The most significant man made landmark is the Balmer Lawn Hotel built originally as a private house/hunting lodge around in the early 19th century (it is not recorded in Comyn’s maps of 1817) and transformed into the current building around in the later part of that century. It was known as ‘The Holt’ around that time. A major fire in the early 1970s changed the aspect of the hotel causing the original roof to be replaced with one in the mansard style. The hotel has recently been subject of modern “re-branding” assuming the name of the lawn itself. Tradition however lives on as in front of the hotel is the informal village cricket pitch, home of Brockenhurst Cricket Club, which has been in use since around 1797.

The hotel has hosted many famous guests throughout history including King George V, Russian Royalty, J.J. Sainsbury, Winston Churchill and U.S. General Dwight D. Eisenhower. More recently, the Top Gear team filmed at the hotel, and countless Autumn Watch episodes are filmed around the hotel with the TV personalities staying at the hotel.

During the First World War the hotel was commandeered as a field hospital.
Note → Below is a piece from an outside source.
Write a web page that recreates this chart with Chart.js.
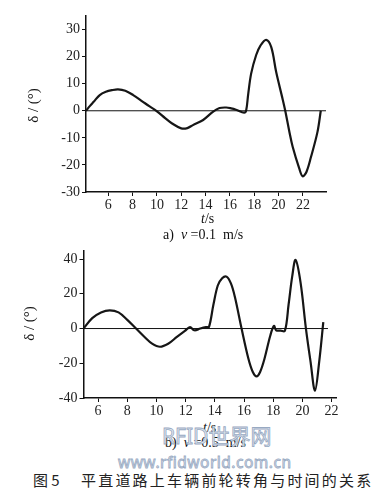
<!DOCTYPE html>
<html>
<head>
<meta charset="utf-8">
<script src="https://cdn.jsdelivr.net/npm/chart.js@4"></script>
<style>
  body { margin: 0; background: #fff; }
  #page { position: relative; width: 388px; height: 492px; overflow: hidden; font-family: "Liberation Serif", "DejaVu Serif", serif; color: #111; }
  .box { position: absolute; left: 0; }
  .lbl { position: absolute; font-size: 14px; white-space: pre; }
  .ylab { position: absolute; font-size: 15px; white-space: pre; transform: rotate(-90deg); transform-origin: center center; }
  .wm { position: absolute; white-space: pre; color: #e3e9f1; -webkit-text-stroke: 0.8px #98a9c2; font-family: "Noto Sans", "Noto Sans CJK SC", sans-serif; }
  .cap { position: absolute; top: 469px; font-family: "Noto Sans CJK SC", sans-serif; font-size: 15px; white-space: pre; color: #222; }
</style>
</head>
<body>
<div id="page">
  <div class="box" style="top:0; width:388px; height:215px;"><canvas id="chartA" width="388" height="215"></canvas></div>
  <div class="box" style="top:240px; width:388px; height:180px;"><canvas id="chartB" width="388" height="180"></canvas></div>

  <div class="ylab" style="left:16px; top:97px;">δ / (°)</div>
  <div class="lbl" style="left:201px; top:211px;"><i>t</i>/s</div>
  <div class="lbl" style="left:163px; top:227px;">a)  <i>v</i> =0.1  m/s</div>

  <div class="ylab" style="left:12px; top:315px;">δ / (°)</div>
  <div class="lbl" style="left:203px; top:420px;"><i>t</i>/s</div>
  <div class="lbl" style="left:165px; top:435px;">b)  <i>v</i> =0.5  m/s</div>

  <div class="wm" style="left:162px; top:420px; font-size:21px;">RFID世界网</div>
  <div class="wm" style="left:118px; top:451px; font-size:15.5px; letter-spacing:0.5px;">www.rfidworld.com.cn</div>

  <div class="cap" style="left:33px;">图 5</div>
  <div class="cap" style="left:81px; letter-spacing:2.2px;">平直道路上车辆前轮转角与时间的关系</div>
</div>

<script>
// a) v = 0.1 m/s
const timeA = [4.17, 4.5, 4.8, 5.3, 5.8, 6.3, 6.8, 7.4, 8.05, 8.85, 9.4, 9.95, 10.7, 11.25, 12.0, 12.5, 12.96, 13.8, 14.6, 15.15, 15.7, 16.1, 16.5, 17.17, 17.34, 17.5, 17.75, 18.16, 18.5, 18.98, 19.4, 19.8, 20.35, 20.55, 20.9, 21.16, 21.7, 21.98, 22.3, 22.67, 23.2, 23.47];
const angleA = [0, 1.8, 3.3, 5.8, 7.0, 7.6, 7.9, 7.4, 5.8, 3.3, 1.6, 0, -2.8, -4.7, -6.5, -6.4, -5.3, -3.4, -0.4, 1.0, 1.2, 0.9, 0.4, -0.7, 0.2, 6, 13.8, 20.6, 24, 26.2, 23.5, 14.4, 4, 0, -8, -13.3, -21.3, -24.2, -22.5, -17, -7.8, 0];
const zeroA = [4.17, 23.9];
const xTicksA = [6, 8, 10, 12, 14, 16, 18, 20, 22];
const yTicksA = [-30, -20, -10, 0, 10, 20, 30];

// b) v = 0.5 m/s
const timeB = [5.0, 5.6, 6.2, 6.8, 7.4, 8.0, 8.6, 9.2, 9.7, 10.24, 10.8, 11.4, 11.95, 12.3, 12.6, 13.0, 13.4, 13.6, 13.9, 14.2, 14.5, 14.8, 15.1, 15.37, 15.83, 16.3, 16.6, 16.86, 17.1, 17.4, 17.8, 18.05, 18.2, 18.5, 18.8, 19.05, 19.3, 19.53, 19.87, 20.24, 20.56, 20.86, 21.15, 21.43];
const angleB = [0, 6, 9.3, 10.5, 9.3, 5, 0, -5, -8.7, -10.5, -8.8, -4.8, -1.3, 0.8, -1, 0, 0.8, 1, 13.7, 24.8, 29, 29.9, 26, 18.3, 0, -17.4, -25, -27.5, -25, -17.4, -4, 1.5, -1, -1.2, -1.3, 13.7, 30, 39.5, 26.6, 0, -19.3, -35.8, -19, 3.7];
const zeroB = [5.0, 21.75];
const xTicksB = [6, 8, 10, 12, 14, 16, 18, 20, 22];
const yTicksB = [-40, -20, 0, 20, 40];

function pts(xs, ys) {
    return xs.map((x, i) => ({ x: x, y: ys[i] }));
}

function makeChart(id, cfg) {
    const tickFont = { family: '"Liberation Serif", "DejaVu Serif", serif', size: 14 };
    new Chart(document.getElementById(id), {
        type: 'line',
        data: {
            datasets: [
                {
                    data: pts(cfg.zero, [0, 0]),
                    borderColor: '#111', borderWidth: 1, pointRadius: 0, tension: 0
                },
                {
                    data: pts(cfg.time, cfg.angle),
                    borderColor: '#161616', borderWidth: 2.2, pointRadius: 0,
                    tension: 0.35
                }
            ]
        },
        options: {
            responsive: false,
            animation: false,
            events: [],
            layout: { padding: cfg.padding },
            plugins: { legend: { display: false }, tooltip: { enabled: false } },
            scales: {
                x: {
                    type: 'linear', min: cfg.xMin, max: cfg.xMax,
                    afterBuildTicks: s => { s.ticks = cfg.xTicks.map(v => ({ value: v })); },
                    afterFit: s => { s.height = cfg.xHeight; },
                    ticks: { color: '#222', font: tickFont, padding: 1, maxRotation: 0, autoSkip: false },
                    grid: { drawOnChartArea: false, tickLength: 4, color: '#111' },
                    border: { display: true, color: '#111', width: 1.5 }
                },
                y: {
                    min: cfg.yMin, max: cfg.yMax,
                    afterBuildTicks: s => { s.ticks = cfg.yTicks.map(v => ({ value: v })); },
                    afterFit: s => { s.width = cfg.yWidth; },
                    ticks: { color: '#222', font: tickFont, padding: 2 },
                    grid: { drawOnChartArea: false, tickLength: 4, color: '#111' },
                    border: { display: true, color: '#111', width: 1.5 }
                }
            }
        }
    });
}

makeChart('chartA', {
    time: timeA, angle: angleA, zero: zeroA, xTicks: xTicksA, yTicks: yTicksA,
    xMin: 4.17, xMax: 23.9, yMin: -30, yMax: 35,
    yWidth: 86, xHeight: 23,
    padding: { top: 16, right: 62, bottom: 0, left: 0 }
});

makeChart('chartB', {
    time: timeB, angle: angleB, zero: zeroB, xTicks: xTicksB, yTicks: yTicksB,
    xMin: 5.0, xMax: 22.3, yMin: -40, yMax: 45,
    yWidth: 83.5, xHeight: 22,
    padding: { top: 3, right: 52, bottom: 0, left: 0 }
});
</script>
</body>
</html>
Some people still remember injured soldiers being wheeled on luggage trolleys from Brockenhurst railway station to the hotel.

In the Second World War the hotel was transformed into an Army Staff College. Some of the "Orders for the Day" were issued from the hotel for the D-Day invasion. During the extensive refurbishment of the hotel, spent ammunition was found under the floorboards.

The early years of the hotel's history were spent in private ownership. After the Second World War it was part of Myddleton Hotels and was a sister hotel to the Royal Bath Hotel in Bournemouth. In 1973 the hotel was acquired by the Ladbroke Group and latterly became an Associate Hilton Hotel. In October 1997 the hotel once again returned to private ownership. The Wilson family are now the owners of the hotel and are continuously refurbishing the property.